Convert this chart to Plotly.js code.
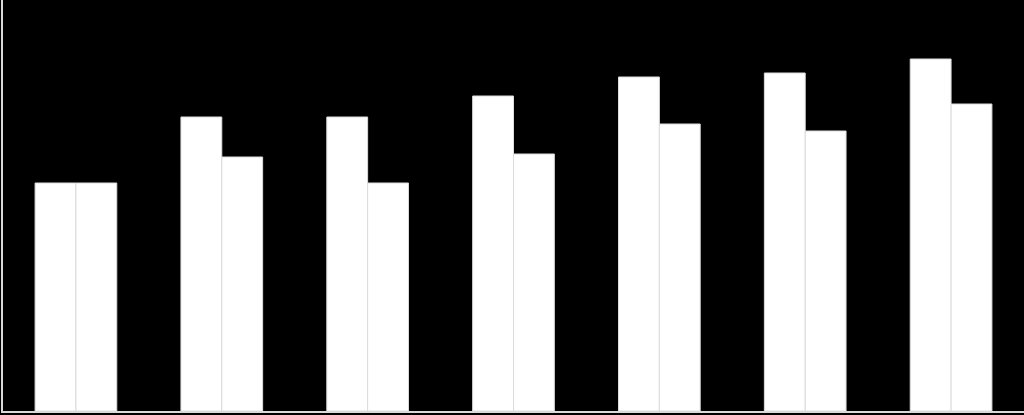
<!DOCTYPE html>
<html>
<head>
<meta charset="utf-8">
<script src="https://cdn.plot.ly/plotly-3.0.1.min.js"></script>
<style>
  html, body { margin: 0; padding: 0; background: #000; }
  #chart { width: 1024px; height: 415px; }
</style>
</head>
<body>
<div id="chart"></div>
<script>
// categories and two series
var categories = ["1", "2", "3", "4", "5", "6", "7"];
var seriesA = [228, 294, 294, 315, 334, 338, 352];
var seriesB = [228, 254, 228, 257, 287, 280, 307];

var barStyle = {
    color: "#ffffff",
    line: { color: "#dcdcdc", width: 1 }
};

var traceA = {
    x: categories,
    y: seriesA,
    type: "bar",
    marker: barStyle,
    hoverinfo: "none"
};

var traceB = {
    x: categories,
    y: seriesB,
    type: "bar",
    marker: barStyle,
    hoverinfo: "none"
};

var layout = {
    width: 1024,
    height: 415,
    paper_bgcolor: "#000000",
    plot_bgcolor: "#000000",
    showlegend: false,
    barmode: "group",
    bargap: 0.44,
    bargroupgap: 0,
    margin: { l: 3, r: 0, t: 0, b: 4, pad: 0 },
    xaxis: {
        showline: true,
        linecolor: "#d9d9d9",
        linewidth: 2,
        showgrid: false,
        zeroline: false,
        showticklabels: false,
        ticks: ""
    },
    yaxis: {
        range: [0, 411],
        showline: true,
        linecolor: "#d9d9d9",
        linewidth: 2,
        showgrid: false,
        zeroline: false,
        showticklabels: false,
        ticks: ""
    }
};

Plotly.newPlot("chart", [traceA, traceB], layout, { displayModeBar: false, staticPlot: true });
</script>
</body>
</html>
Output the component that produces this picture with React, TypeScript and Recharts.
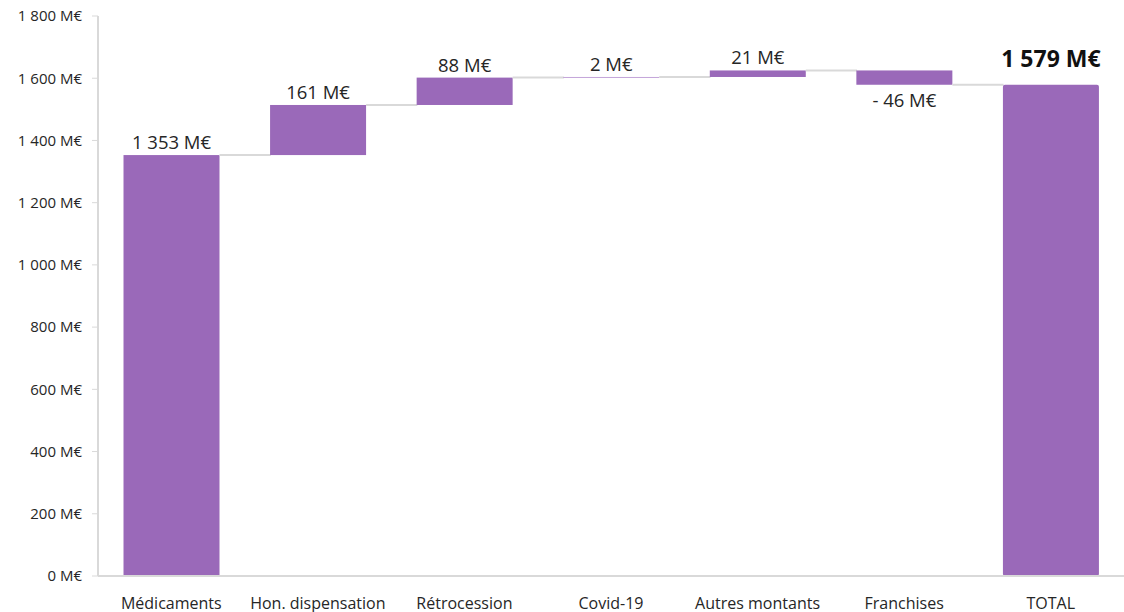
import React from 'react';
import { BarChart, Bar, XAxis, YAxis, LabelList } from 'recharts';

const categories = ['Médicaments', 'Hon. dispensation', 'Rétrocession', 'Covid-19', 'Autres montants', 'Franchises', 'TOTAL'];
const deltas = [1353, 161, 88, 2, 21, -46, 1579];
const totalFlags = [false, false, false, false, false, false, true];
const yTicks = [0, 200, 400, 600, 800, 1000, 1200, 1400, 1600, 1800];

const BAR_COLOR = '#9A69B9';
const CONNECTOR = '#D9D9D9';
const TEXT = '#262626';
const FONT = '"Open Sans", sans-serif';
const GAP_RATIO = 0.174;

const data = (() => {
  let running = 0;
  return categories.map((name, i) => {
    const d = deltas[i];
    if (totalFlags[i]) {
      return { name, range: [0, d], delta: d, total: true, last: i === categories.length - 1 };
    }
    const start = running;
    const end = running + d;
    running = end;
    return { name, range: [Math.min(start, end), Math.max(start, end)], delta: d, total: false, last: i === categories.length - 1 };
  });
})();

const fmt = (v: number) => {
  const s = Math.abs(Math.round(v)).toString().replace(/\B(?=(\d{3})+(?!\d))/g, ' ');
  return (v < 0 ? '- ' : '') + s + ' M€';
};

const WaterfallShape = (props: any) => {
  const { x, y, width, height, payload } = props;
  const h = Math.max(height, 0.8);
  const gap = (width * 2 * GAP_RATIO) / (1 - 2 * GAP_RATIO);
  const levelY = payload.delta >= 0 ? y : y + height;
  const isThin = payload.delta > 0 && height < 2;
  return (
    <g>
      <rect
        x={x}
        y={y}
        width={width}
        height={h}
        fill={isThin ? '#B58FD0' : BAR_COLOR}
        rx={payload.total ? 2 : 0}
      />
      {!payload.last && (
        <line x1={x + width} x2={x + width + gap} y1={levelY} y2={levelY} stroke={CONNECTOR} strokeWidth={2} />
      )}
    </g>
  );
};

const renderLabel = (props: any) => {
  const { x, y, width, height, index } = props;
  const d = data[index];
  const cx = x + width / 2;
  if (d.total) {
    return (
      <text x={cx} y={y - 18} textAnchor="middle" fontFamily={FONT} fontSize={23} fontWeight={700} fill="#111">
        {fmt(d.delta)}
      </text>
    );
  }
  if (d.delta < 0) {
    return (
      <text x={cx} y={y + height + 22} textAnchor="middle" fontFamily={FONT} fontSize={18.5} fill={TEXT}>
        {fmt(d.delta)}
      </text>
    );
  }
  return (
    <text x={cx} y={y - 6} textAnchor="middle" fontFamily={FONT} fontSize={18.5} fill={TEXT}>
      {fmt(d.delta)}
    </text>
  );
};

export default function App() {
  return (
    <div style={{ position: 'absolute', left: 0, top: 0, background: '#fff' }}>
      <BarChart
        width={1124}
        height={612}
        data={data}
        margin={{ top: 16, right: 0, left: 0, bottom: 0 }}
        barCategoryGap={`${GAP_RATIO * 100}%`}
      >
        <XAxis
          dataKey="name"
          height={36}
          tickLine={false}
          axisLine={{ stroke: '#D9D9D9', strokeWidth: 2 }}
          tick={{ fontFamily: FONT, fontSize: 16, fill: TEXT }}
          tickMargin={16}
          interval={0}
        />
        <YAxis
          width={98}
          domain={[0, 1800]}
          ticks={yTicks}
          interval={0}
          tickFormatter={(v: number) => fmt(v)}
          axisLine={{ stroke: '#D9D9D9', strokeWidth: 2 }}
          tickLine={{ stroke: '#D9D9D9' }}
          tickSize={6}
          tickMargin={10}
          tick={{ fontFamily: FONT, fontSize: 15, fill: TEXT }}
        />
        <Bar dataKey="range" shape={WaterfallShape} isAnimationActive={false}>
          <LabelList dataKey="range" content={renderLabel} />
        </Bar>
      </BarChart>
    </div>
  );
}
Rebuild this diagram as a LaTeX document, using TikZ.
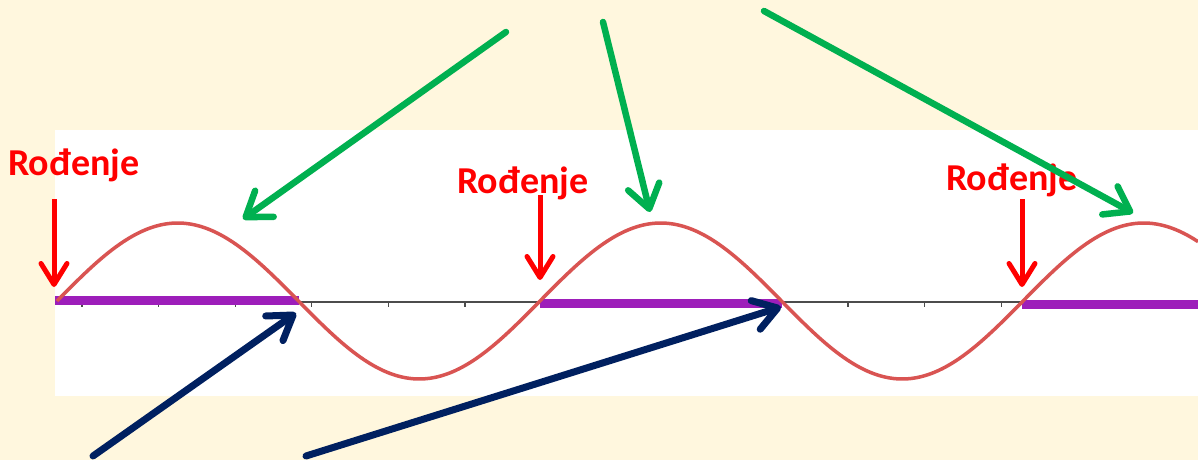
\documentclass[tikz,border=0pt]{standalone}
\usepackage{fontspec}
\setmainfont{Carlito}
\usetikzlibrary{arrows.meta}
\definecolor{cream}{RGB}{255,247,222}
\definecolor{wavered}{RGB}{217,84,82}
\definecolor{lifepurple}{RGB}{157,30,186}
\definecolor{peakgreen}{RGB}{0,176,80}
\definecolor{crossnavy}{RGB}{0,32,96}
\tikzset{
    birth/.style={text=red, font=\fontsize{38}{38}\selectfont\bfseries,
                  inner sep=0pt, anchor=base west},
    birthflow/.style={-{Straight Barb[length=21pt, width=26pt, round]},
                      red, line width=5pt},
    peakflow/.style={-{Straight Barb[length=23pt, width=32pt, round]},
                     peakgreen, line width=6.5pt, line cap=round},
    crossflow/.style={-{Straight Barb[length=23pt, width=30pt, round]},
                      crossnavy, line width=7pt, line cap=round},
    wave/.style={wavered, line width=3.5pt},
    lifespan/.style={lifepurple, line width=9pt},
    axisline/.style={black!70, line width=1.6pt},
}
\newcommand{\birthmark}[4]{
    \coordinate (#1top) at (#2,#3);
    \coordinate (#1tip) at (#2,#4);
    \draw[birthflow] (#1top) -- (#1tip);
}

\begin{document}
\begin{tikzpicture}[x=1pt, y=-1pt]
    \path[use as bounding box, fill=cream] (0,0) rectangle (1198,460);
    \fill[white] (55,130) rectangle (1198,396);

    % axis with ticks
    \coordinate (axisL) at (55,302);
    \coordinate (axisR) at (1198,302);
    \draw[axisline] (axisL) -- (axisR);
    \foreach \k in {0,...,14}
        \draw[axisline, line width=1.2pt] (82+76.6*\k,302) -- ++(0,4.5);

    % lifespans
    \coordinate (lifeAstart) at (55,300);
    \coordinate (lifeAend) at (299,300);
    \coordinate (lifeBstart) at (540,303);
    \coordinate (lifeBend) at (782,303);
    \coordinate (lifeCstart) at (1022,304);
    \coordinate (lifeCend) at (1198,304);
    \draw[lifespan] (lifeAstart) -- (lifeAend);
    \draw[lifespan] (lifeBstart) -- (lifeBend);
    \draw[lifespan] (lifeCstart) -- (lifeCend);

    % wave
    \draw[wave] plot[domain=57:1198, samples=200, smooth]
        (\x, {301-78*sin((\x-57)/241.5*180)});

    % births
    \node[birth] (birthA) at (8,175) {Rođenje};
    \node[birth] (birthB) at (457,193) {Rođenje};
    \node[birth] (birthC) at (946,190) {Rođenje};
    \birthmark{birthA}{54}{199}{287}
    \birthmark{birthB}{540}{195}{280}
    \birthmark{birthC}{1022}{199}{287}

    % peaks
    \coordinate (peakAfrom) at (506,32);
    \coordinate (peakAto) at (243,219);
    \coordinate (peakBfrom) at (603,22);
    \coordinate (peakBto) at (650,212);
    \coordinate (peakCfrom) at (764,11);
    \coordinate (peakCto) at (1133,213);
    \draw[peakflow] (peakAfrom) -- (peakAto);
    \draw[peakflow] (peakBfrom) -- (peakBto);
    \draw[peakflow] (peakCfrom) -- (peakCto);

    % zero crossings
    \coordinate (crossAfrom) at (93,456);
    \coordinate (crossAto) at (296,313);
    \coordinate (crossBfrom) at (306,456);
    \coordinate (crossBto) at (781,307);
    \draw[crossflow] (crossAfrom) -- (crossAto);
    \draw[crossflow] (crossBfrom) -- (crossBto);
\end{tikzpicture}
\end{document}
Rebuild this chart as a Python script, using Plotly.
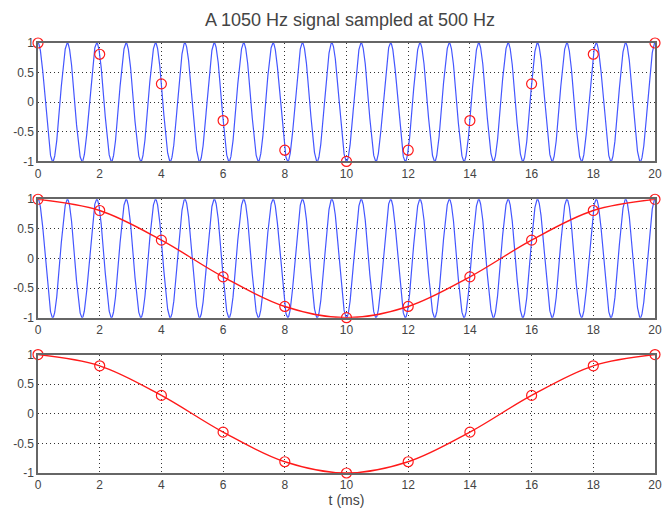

§ Given task: Your task is to retype exactly the lines from the one containing "Output the component" through the one containing "XAxis, YAxis, LabelList", leaving every picture out.

§ Answer for the task:
Output the component that produces this picture with React, TypeScript and Recharts.
import React from 'react';
import { BarChart, Bar, XAxis, YAxis, LabelList } from 'recharts';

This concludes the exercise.